Greg Miller at the Washington Post reports that the CIA is pushing for more drones.
Malala Yousufzai, the 14-year old girl shot by the Taliban on her school bus, is now able to stand with help, her doctors say. The Associated Press has the story.
Scott Shane of the New York Times has more details about the Danish undercover agent who allegedly helped arrange Anwar al-Awlaki's marriage to his third wife. He claims the CIA paid him $250,000 for his role in the undercover plot.
The New York Times has this profile of Ahmed Abu Khattala, which just seems destined to show up in next week's foreign policy debate between President Obama and Mitt Romney:
Witnesses and the authorities have called Ahmed Abu Khattala one of the ringleaders of the Sept. 11 attack on the American diplomatic mission here. But just days after President Obama reasserted his vow to bring those responsible to justice, Mr. Abu Khattala spent two leisurely hours on Thursday evening at a crowded luxury hotel, sipping a strawberry frappe on a patio and scoffing at the threats coming from the American and Libyan governments.
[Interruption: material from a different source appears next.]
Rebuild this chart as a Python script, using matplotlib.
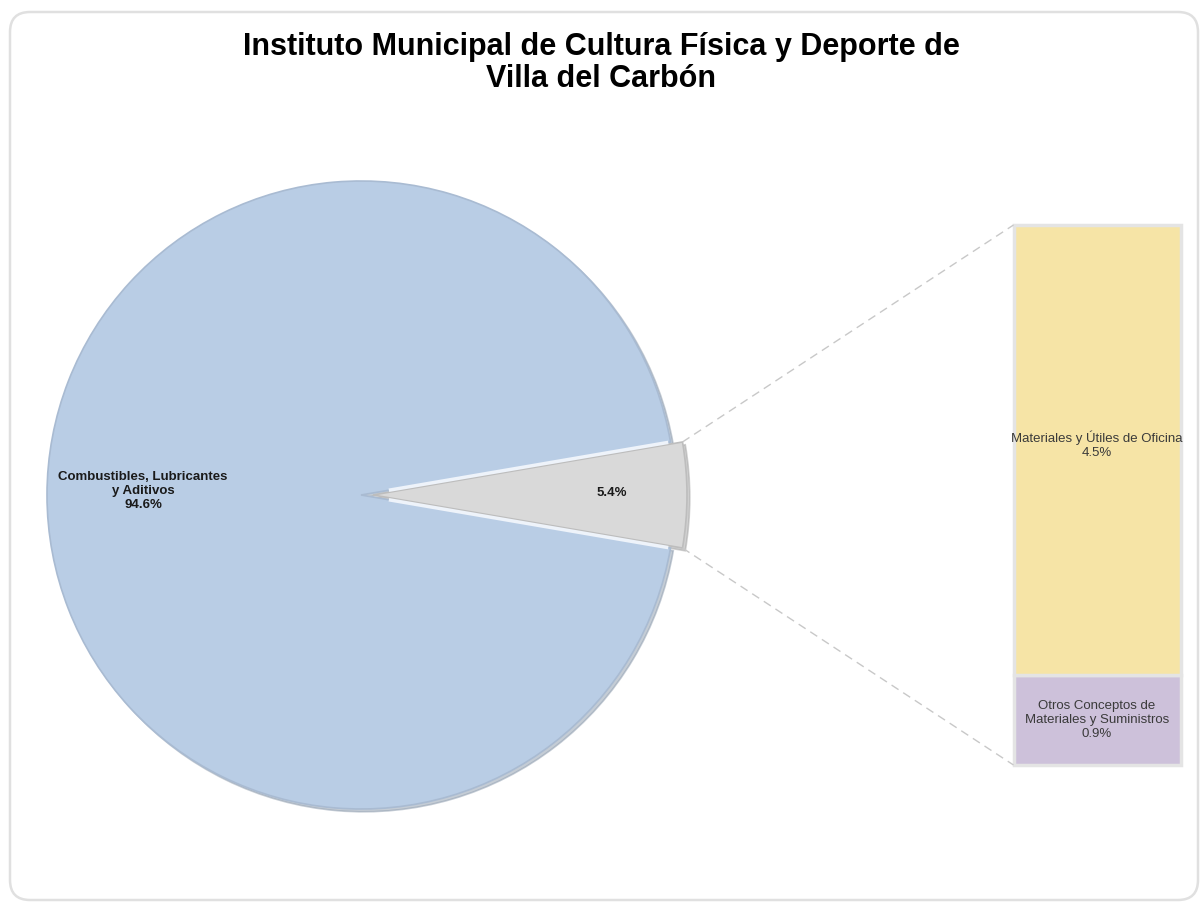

Libya’s fledgling national army is a “national chicken,” Mr. Abu Khattala said, using an Arabic rhyme. Asked who should take responsibility for apprehending the mission’s attackers, he smirked at the idea that the weak Libyan government could possibly do it. And he accused the leaders of the United States of “playing with the emotions of the American people” and “using the consulate attack just to gather votes for their elections.”
Mr. Abu Khattala’s defiance — no authority has even questioned him about the attack, he said, and he has no plans to go into hiding — offered insight into the shadowy landscape of the self-formed militias that have come to constitute the only source of social order in Libya since the fall of Col. Muammar el-Qaddafi.
Spencer Ackerman of Wired’s Danger Room has more on Abu Khattala, noting that “Comments like [his Times interview] help explain why the CIA wants to expand the drone war.”
Speaking of articles President Obama didn’t need just before a foreign policy debate, check out Rosa Brooks’s piece in Foreign Policy, entitled “The Case for Intervention. . . In Obama’s dysfunctional foreign-policy team.” Brooks served on that team, both at the State Department and at the Pentagon. She writes:
He was a visionary candidate, but as president, [Obama] has presided over an exceptionally dysfunctional and un-visionary national security architecture -- one that appears to drift from crisis to crisis, with little ability to look beyond the next few weeks. His national security staff is squabbling and demoralized, and though senior White House officials are good at making policy announcements, mechanisms to actually implement policies are sadly inadequate.
It doesn't have to be this way. If Obama wants to fix his broken foreign policy machine, he can do it -- but conversations with numerous insiders, as well as my own government experiences, suggest that he needs to focus on strategy, structure, process, management, and personnel as much as on new policy initiatives.
Not sexy, I know. But just as a start-up company needs more than an entrepreneurial founder with a couple of good ideas and a nifty PowerPoint presentation, the United States needs more than speeches and high-minded aspirations.
According to the Associated Press, Mahamud Said Omar, a Minneapolis mosque janitor, has been convicted of all five terrorism charges for helping to recruit more than twenty American fighters for Al Shabab.
A Howard Willie Carter II was arrested in connection with a plot to blow up the Federal Reserve Bank of New York. Since his role was minor, he won’t face terrorism charges but will instead face charges for the “1,000 images and three video files containing child pornography” on his computer. Lovely guy. Mosi Secret at the New York Times has the story. Michael Daly of the Daily Beast has this piece about the FBI’s role in busting the plot.
Mark Thompson of Time excerpts some fascinating moments from an interview with Air Force Major Matthew Brown, whose mission was “to turn Taliban fighters into law-abiding Afghan citizens.”
Author Dilip Hiro writes in Tom Dispatch (republished in Salon.com) about Washington’s relationship with Islamabad, drawing attention to the former’s nuclear weapons arsenal.
Nasser Arrabyee tells us that 14 solders and 12 Al Qaeda militants were killed early today in a battle in Yemen.
David Cole expresses his disdain in Foreign Policy about the fact that Assistant U.S. Attorney John Durham was given an award for distinguished service by the DOJ when Durham and his team didn’t hold anyone accountable for the CIA’s black sites.
And, behold this fascinating interview with Kim Jong Il’s grandson, the stylish Kim Han Sol, who has two earrings and a lot to say about Libya: today’s Moment of Unexpectedly-Interesting Zen.